▶ GOAL: Every line that contains "this" counts once; give the total number of such lines, with no other words.

▶ INFORMATION GIVEN:

----------

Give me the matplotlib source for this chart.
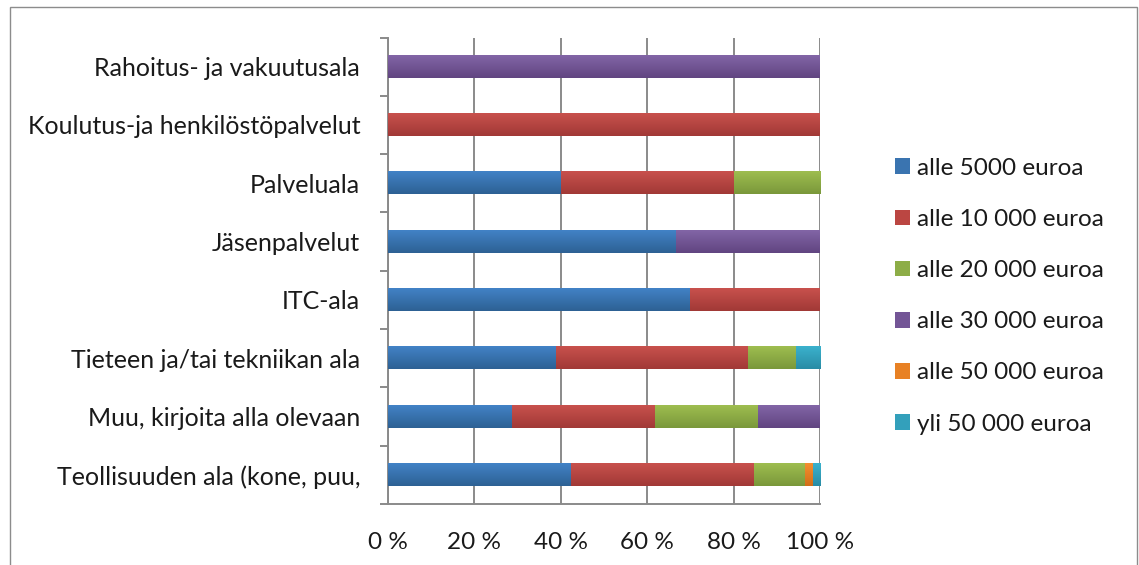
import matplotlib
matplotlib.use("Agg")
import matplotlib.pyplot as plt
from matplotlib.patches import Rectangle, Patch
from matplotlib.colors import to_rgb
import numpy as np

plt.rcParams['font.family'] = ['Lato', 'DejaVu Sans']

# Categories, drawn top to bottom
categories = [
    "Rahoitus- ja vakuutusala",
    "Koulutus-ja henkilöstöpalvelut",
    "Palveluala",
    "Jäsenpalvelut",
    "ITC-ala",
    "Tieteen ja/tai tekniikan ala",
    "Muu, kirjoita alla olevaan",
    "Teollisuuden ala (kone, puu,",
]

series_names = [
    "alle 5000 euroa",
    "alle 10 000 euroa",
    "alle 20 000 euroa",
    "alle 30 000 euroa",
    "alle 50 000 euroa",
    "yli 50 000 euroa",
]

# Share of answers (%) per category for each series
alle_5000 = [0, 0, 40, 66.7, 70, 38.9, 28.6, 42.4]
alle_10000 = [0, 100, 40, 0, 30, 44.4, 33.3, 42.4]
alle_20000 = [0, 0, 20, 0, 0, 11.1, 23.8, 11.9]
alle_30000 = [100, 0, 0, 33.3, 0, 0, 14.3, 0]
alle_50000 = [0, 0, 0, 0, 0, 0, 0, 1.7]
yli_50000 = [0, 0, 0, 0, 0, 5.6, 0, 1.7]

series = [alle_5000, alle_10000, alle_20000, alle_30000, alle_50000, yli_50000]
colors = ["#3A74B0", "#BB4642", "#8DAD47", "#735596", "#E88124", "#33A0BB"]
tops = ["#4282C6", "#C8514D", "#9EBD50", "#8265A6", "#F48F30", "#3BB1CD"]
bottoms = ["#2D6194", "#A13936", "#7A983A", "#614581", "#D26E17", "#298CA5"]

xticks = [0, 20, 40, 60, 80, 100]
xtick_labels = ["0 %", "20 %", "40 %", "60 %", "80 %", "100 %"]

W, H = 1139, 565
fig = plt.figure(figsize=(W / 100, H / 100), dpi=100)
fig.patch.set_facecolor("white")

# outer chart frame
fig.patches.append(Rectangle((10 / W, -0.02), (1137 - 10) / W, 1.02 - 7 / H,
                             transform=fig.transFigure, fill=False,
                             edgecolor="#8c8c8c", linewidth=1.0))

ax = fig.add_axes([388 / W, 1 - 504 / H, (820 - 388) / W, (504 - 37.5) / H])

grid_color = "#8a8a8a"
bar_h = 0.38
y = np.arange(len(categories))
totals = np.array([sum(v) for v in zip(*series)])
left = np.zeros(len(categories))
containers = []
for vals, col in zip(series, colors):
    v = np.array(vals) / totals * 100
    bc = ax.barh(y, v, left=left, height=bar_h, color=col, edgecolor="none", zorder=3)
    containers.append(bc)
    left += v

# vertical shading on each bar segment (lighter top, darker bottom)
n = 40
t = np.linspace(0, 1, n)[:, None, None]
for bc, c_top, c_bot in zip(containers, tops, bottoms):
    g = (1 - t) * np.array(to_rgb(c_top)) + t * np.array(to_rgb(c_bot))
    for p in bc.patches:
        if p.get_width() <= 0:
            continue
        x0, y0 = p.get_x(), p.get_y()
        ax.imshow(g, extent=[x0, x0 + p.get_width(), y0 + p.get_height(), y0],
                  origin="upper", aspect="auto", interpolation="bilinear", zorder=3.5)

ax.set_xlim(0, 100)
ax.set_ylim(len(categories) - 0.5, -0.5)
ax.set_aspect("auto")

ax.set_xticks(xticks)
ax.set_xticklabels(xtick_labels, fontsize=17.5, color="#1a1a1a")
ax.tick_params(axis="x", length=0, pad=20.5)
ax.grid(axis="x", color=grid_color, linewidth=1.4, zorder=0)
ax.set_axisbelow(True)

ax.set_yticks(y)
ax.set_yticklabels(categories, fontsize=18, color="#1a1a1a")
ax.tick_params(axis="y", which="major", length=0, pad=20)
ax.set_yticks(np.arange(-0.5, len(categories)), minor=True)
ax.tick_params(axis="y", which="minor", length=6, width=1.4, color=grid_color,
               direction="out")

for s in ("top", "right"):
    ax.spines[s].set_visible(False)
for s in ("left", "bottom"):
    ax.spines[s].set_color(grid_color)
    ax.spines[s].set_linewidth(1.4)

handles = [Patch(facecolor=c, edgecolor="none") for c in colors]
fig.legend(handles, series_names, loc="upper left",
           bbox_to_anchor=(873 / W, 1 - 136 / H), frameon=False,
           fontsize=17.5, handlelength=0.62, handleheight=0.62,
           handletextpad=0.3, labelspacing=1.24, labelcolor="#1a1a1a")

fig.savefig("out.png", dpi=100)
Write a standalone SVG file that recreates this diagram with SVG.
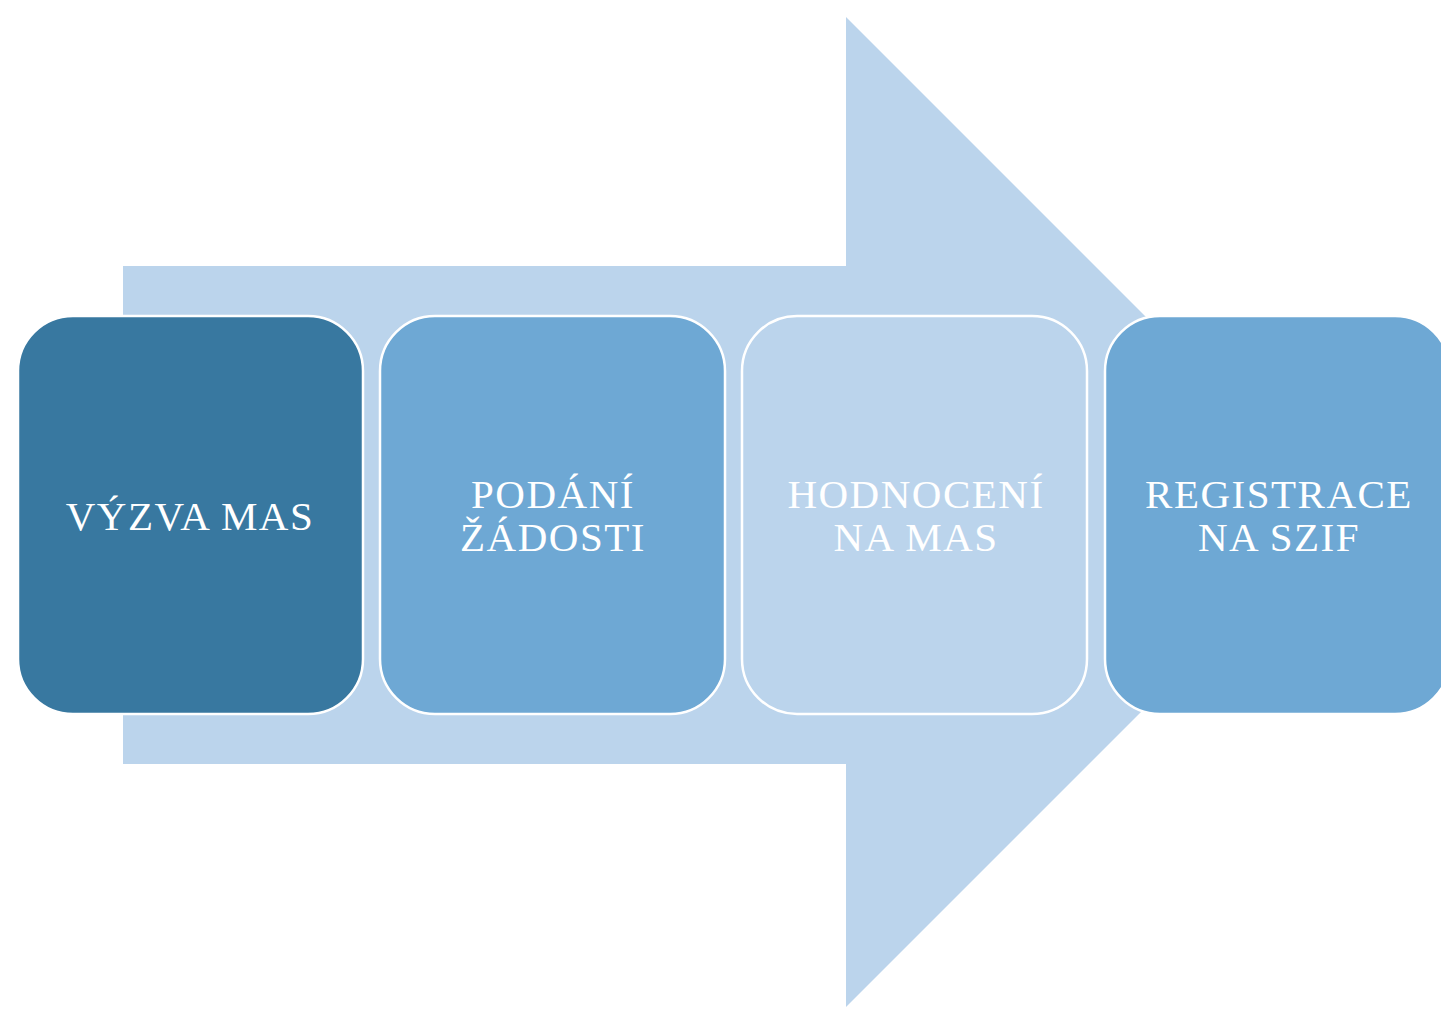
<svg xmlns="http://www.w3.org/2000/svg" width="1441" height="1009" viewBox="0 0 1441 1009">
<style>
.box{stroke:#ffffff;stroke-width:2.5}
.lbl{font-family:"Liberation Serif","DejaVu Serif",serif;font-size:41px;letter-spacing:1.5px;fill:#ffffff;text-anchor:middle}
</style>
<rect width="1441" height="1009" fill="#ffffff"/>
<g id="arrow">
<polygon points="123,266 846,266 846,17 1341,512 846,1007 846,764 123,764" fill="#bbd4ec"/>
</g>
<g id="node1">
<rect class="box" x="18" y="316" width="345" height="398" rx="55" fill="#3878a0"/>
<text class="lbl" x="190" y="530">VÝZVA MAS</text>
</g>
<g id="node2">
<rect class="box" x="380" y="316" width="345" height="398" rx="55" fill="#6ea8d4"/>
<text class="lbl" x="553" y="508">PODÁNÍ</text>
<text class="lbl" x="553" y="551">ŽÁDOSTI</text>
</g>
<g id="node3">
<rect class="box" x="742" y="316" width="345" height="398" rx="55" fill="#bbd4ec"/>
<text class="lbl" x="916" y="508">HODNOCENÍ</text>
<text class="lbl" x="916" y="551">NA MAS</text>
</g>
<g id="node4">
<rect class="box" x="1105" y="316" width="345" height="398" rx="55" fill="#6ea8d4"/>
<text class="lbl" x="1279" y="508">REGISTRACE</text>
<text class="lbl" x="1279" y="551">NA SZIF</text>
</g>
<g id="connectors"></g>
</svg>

----------

▶ CORRECT ANSWER: 2